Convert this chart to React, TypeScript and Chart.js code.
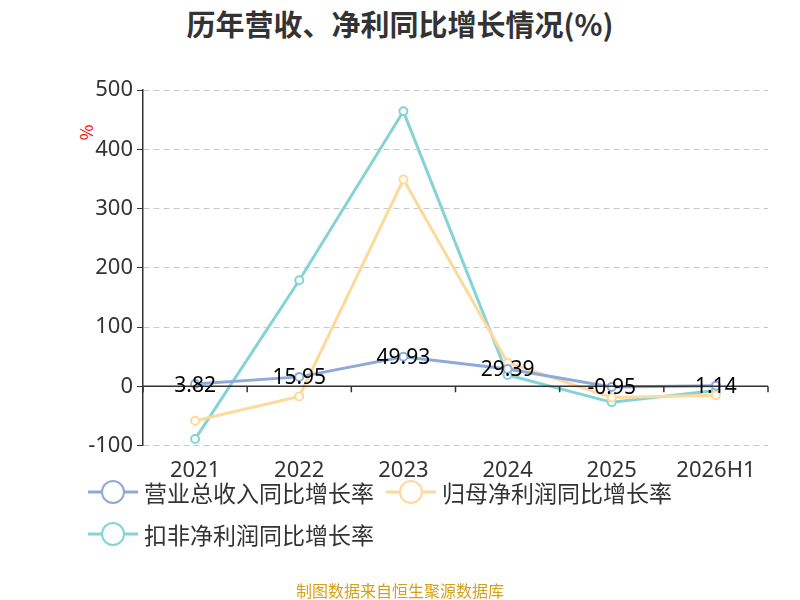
import React, { useEffect, useRef } from "react";
import { Chart, registerables } from "chart.js";
Chart.register(...registerables);

const categories = ["2021", "2022", "2023", "2024", "2025", "2026H1"];
const revenue = [3.82, 15.95, 49.93, 29.39, -0.95, 1.14];
const netProfit = [-58, -17, 349, 40, -19, -15];
const deductedProfit = [-89, 179, 464, 19, -27, -7];
const yTicks = [-100, 0, 100, 200, 300, 400, 500];
const names = ["营业总收入同比增长率", "归母净利润同比增长率", "扣非净利润同比增长率"];
const colors = ["#8eaadb", "#ffd99a", "#86d3d6"];

const zeroPlugin = {
  id: "zero",
  afterDatasetsDraw(chart: any) {
    const { ctx, chartArea, scales } = chart;
    const y0 = scales.y.getPixelForValue(0);
    ctx.save();
    ctx.strokeStyle = "#333";
    ctx.lineWidth = 1.5;
    ctx.beginPath();
    ctx.moveTo(chartArea.left, y0);
    ctx.lineTo(chartArea.right, y0);
    const n = categories.length;
    const w = (chartArea.right - chartArea.left) / n;
    for (let i = 0; i <= n; i++) {
      const x = chartArea.left + i * w;
      ctx.moveTo(x, y0);
      ctx.lineTo(x, y0 + 6);
    }
    ctx.stroke();
    ctx.fillStyle = "#000";
    ctx.font = "21px 'Noto Sans', sans-serif";
    ctx.textAlign = "center";
    ctx.textBaseline = "bottom";
    const meta = chart.getDatasetMeta(0);
    meta.data.forEach((p: any, i: number) => {
      ctx.fillText(String(revenue[i]), p.x, p.y + 12);
    });
    ctx.restore();
  },
};

export default function App() {
  const ref = useRef<HTMLCanvasElement>(null);
  useEffect(() => {
    const mk = (i: number, data: number[]) => ({
      label: names[i],
      data,
      borderColor: colors[i],
      backgroundColor: "#fff",
      borderWidth: 3,
      pointRadius: 4,
      pointBorderWidth: 2,
      pointBackgroundColor: "#fff",
      pointBorderColor: colors[i],
      tension: 0,
    });
    const chart = new Chart(ref.current!, {
      type: "line",
      data: {
        labels: categories,
        datasets: [mk(0, revenue), mk(1, netProfit), mk(2, deductedProfit)],
      },
      options: {
        animation: false,
        responsive: false,
        layout: { padding: { left: 0, right: 32, top: 90, bottom: 0 } },
        plugins: { legend: { display: false }, title: { display: false }, tooltip: { enabled: false } },
        scales: {
          x: {
            offset: true,
            grid: { display: false },
            border: { display: false },
            ticks: { color: "#333", font: { size: 22, family: "'Noto Sans', sans-serif" }, padding: 4 },
          },
          y: {
            min: -100,
            max: 500,
            afterFit: (s: any) => { s.width = 143; },
            afterBuildTicks: (s: any) => { s.ticks = yTicks.map((v) => ({ value: v })); },
            grid: { color: "#c8c8c8", tickColor: "#333", tickLength: 6, lineWidth: 1 },
            border: { display: true, color: "#333", width: 1.5, dash: [6, 4] },
            ticks: { color: "#333", font: { size: 22, family: "'Noto Sans', sans-serif" }, padding: 4 },
          },
        },
      },
      plugins: [zeroPlugin],
    });
    return () => chart.destroy();
  }, []);
  const item = (i: number) => (
    <span style={{ display: "inline-flex", alignItems: "center", marginRight: 12 }}>
      <svg width="50" height="28" style={{ marginRight: 6 }}>
        <line x1="0" y1="14" x2="50" y2="14" stroke={colors[i]} strokeWidth="3" />
        <circle cx="25" cy="14" r="11" fill="#fff" stroke={colors[i]} strokeWidth="2" />
      </svg>
      {names[i]}
    </span>
  );
  return (
    <div style={{ position: "fixed", left: 0, top: 0, width: 800, height: 600, background: "#fff", fontFamily: "'Noto Sans CJK SC', sans-serif" }}>
      <div style={{ position: "absolute", top: 2, width: 800, textAlign: "center", fontSize: 29, fontWeight: "bold", color: "#333" }}>
        历年营收、净利同比增长情况(%)
      </div>
      <div style={{ position: "absolute", left: 78, top: 120, color: "red", fontSize: 17, transform: "rotate(-90deg)" }}>%</div>
      <canvas ref={ref} width={800} height={488} style={{ position: "absolute", left: 0, top: 0 }} />
      <div style={{ position: "absolute", left: 88, top: 476, fontSize: 23, color: "#333", lineHeight: "32px" }}>
        <div>{item(0)}{item(1)}</div>
        <div style={{ marginTop: 6 }}>{item(2)}</div>
      </div>
      <div style={{ position: "absolute", top: 578, width: 800, textAlign: "center", fontSize: 16, color: "#d4a017" }}>
        制图数据来自恒生聚源数据库
      </div>
    </div>
  );
}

++++++++

→ Given problem:
Keep every word of the data as it is when you write it out, but drop the pictures.

→ Expected answer:
Convert this chart to React, TypeScript and Chart.js code.
import React, { useEffect, useRef } from "react";
import { Chart, registerables } from "chart.js";
Chart.register(...registerables);

const categories = ["2021", "2022", "2023", "2024", "2025", "2026H1"];
const revenue = [3.82, 15.95, 49.93, 29.39, -0.95, 1.14];
const netProfit = [-58, -17, 349, 40, -19, -15];
const deductedProfit = [-89, 179, 464, 19, -27, -7];
const yTicks = [-100, 0, 100, 200, 300, 400, 500];
const names = ["营业总收入同比增长率", "归母净利润同比增长率", "扣非净利润同比增长率"];
const colors = ["#8eaadb", "#ffd99a", "#86d3d6"];

const zeroPlugin = {
  id: "zero",
  afterDatasetsDraw(chart: any) {
    const { ctx, chartArea, scales } = chart;
    const y0 = scales.y.getPixelForValue(0);
    ctx.save();
    ctx.strokeStyle = "#333";
    ctx.lineWidth = 1.5;
    ctx.beginPath();
    ctx.moveTo(chartArea.left, y0);
    ctx.lineTo(chartArea.right, y0);
    const n = categories.length;
    const w = (chartArea.right - chartArea.left) / n;
    for (let i = 0; i <= n; i++) {
      const x = chartArea.left + i * w;
      ctx.moveTo(x, y0);
      ctx.lineTo(x, y0 + 6);
    }
    ctx.stroke();
    ctx.fillStyle = "#000";
    ctx.font = "21px 'Noto Sans', sans-serif";
    ctx.textAlign = "center";
    ctx.textBaseline = "bottom";
    const meta = chart.getDatasetMeta(0);
    meta.data.forEach((p: any, i: number) => {
      ctx.fillText(String(revenue[i]), p.x, p.y + 12);
    });
    ctx.restore();
  },
};

export default function App() {
  const ref = useRef<HTMLCanvasElement>(null);
  useEffect(() => {
    const mk = (i: number, data: number[]) => ({
      label: names[i],
      data,
      borderColor: colors[i],
      backgroundColor: "#fff",
      borderWidth: 3,
      pointRadius: 4,
      pointBorderWidth: 2,
      pointBackgroundColor: "#fff",
      pointBorderColor: colors[i],
      tension: 0,
    });
    const chart = new Chart(ref.current!, {
      type: "line",
      data: {
        labels: categories,
        datasets: [mk(0, revenue), mk(1, netProfit), mk(2, deductedProfit)],
      },
      options: {
        animation: false,
        responsive: false,
        layout: { padding: { left: 0, right: 32, top: 90, bottom: 0 } },
        plugins: { legend: { display: false }, title: { display: false }, tooltip: { enabled: false } },
        scales: {
          x: {
            offset: true,
            grid: { display: false },
            border: { display: false },
            ticks: { color: "#333", font: { size: 22, family: "'Noto Sans', sans-serif" }, padding: 4 },
          },
          y: {
            min: -100,
            max: 500,
            afterFit: (s: any) => { s.width = 143; },
            afterBuildTicks: (s: any) => { s.ticks = yTicks.map((v) => ({ value: v })); },
            grid: { color: "#c8c8c8", tickColor: "#333", tickLength: 6, lineWidth: 1 },
            border: { display: true, color: "#333", width: 1.5, dash: [6, 4] },
            ticks: { color: "#333", font: { size: 22, family: "'Noto Sans', sans-serif" }, padding: 4 },
          },
        },
      },
      plugins: [zeroPlugin],
    });
    return () => chart.destroy();
  }, []);
  const item = (i: number) => (
    <span style={{ display: "inline-flex", alignItems: "center", marginRight: 12 }}>
      <svg width="50" height="28" style={{ marginRight: 6 }}>
        <line x1="0" y1="14" x2="50" y2="14" stroke={colors[i]} strokeWidth="3" />
        <circle cx="25" cy="14" r="11" fill="#fff" stroke={colors[i]} strokeWidth="2" />
      </svg>
      {names[i]}
    </span>
  );
  return (
    <div style={{ position: "fixed", left: 0, top: 0, width: 800, height: 600, background: "#fff", fontFamily: "'Noto Sans CJK SC', sans-serif" }}>
      <div style={{ position: "absolute", top: 2, width: 800, textAlign: "center", fontSize: 29, fontWeight: "bold", color: "#333" }}>
        历年营收、净利同比增长情况(%)
      </div>
      <div style={{ position: "absolute", left: 78, top: 120, color: "red", fontSize: 17, transform: "rotate(-90deg)" }}>%</div>
      <canvas ref={ref} width={800} height={488} style={{ position: "absolute", left: 0, top: 0 }} />
      <div style={{ position: "absolute", left: 88, top: 476, fontSize: 23, color: "#333", lineHeight: "32px" }}>
        <div>{item(0)}{item(1)}</div>
        <div style={{ marginTop: 6 }}>{item(2)}</div>
      </div>
      <div style={{ position: "absolute", top: 578, width: 800, textAlign: "center", fontSize: 16, color: "#d4a017" }}>
        制图数据来自恒生聚源数据库
      </div>
    </div>
  );
}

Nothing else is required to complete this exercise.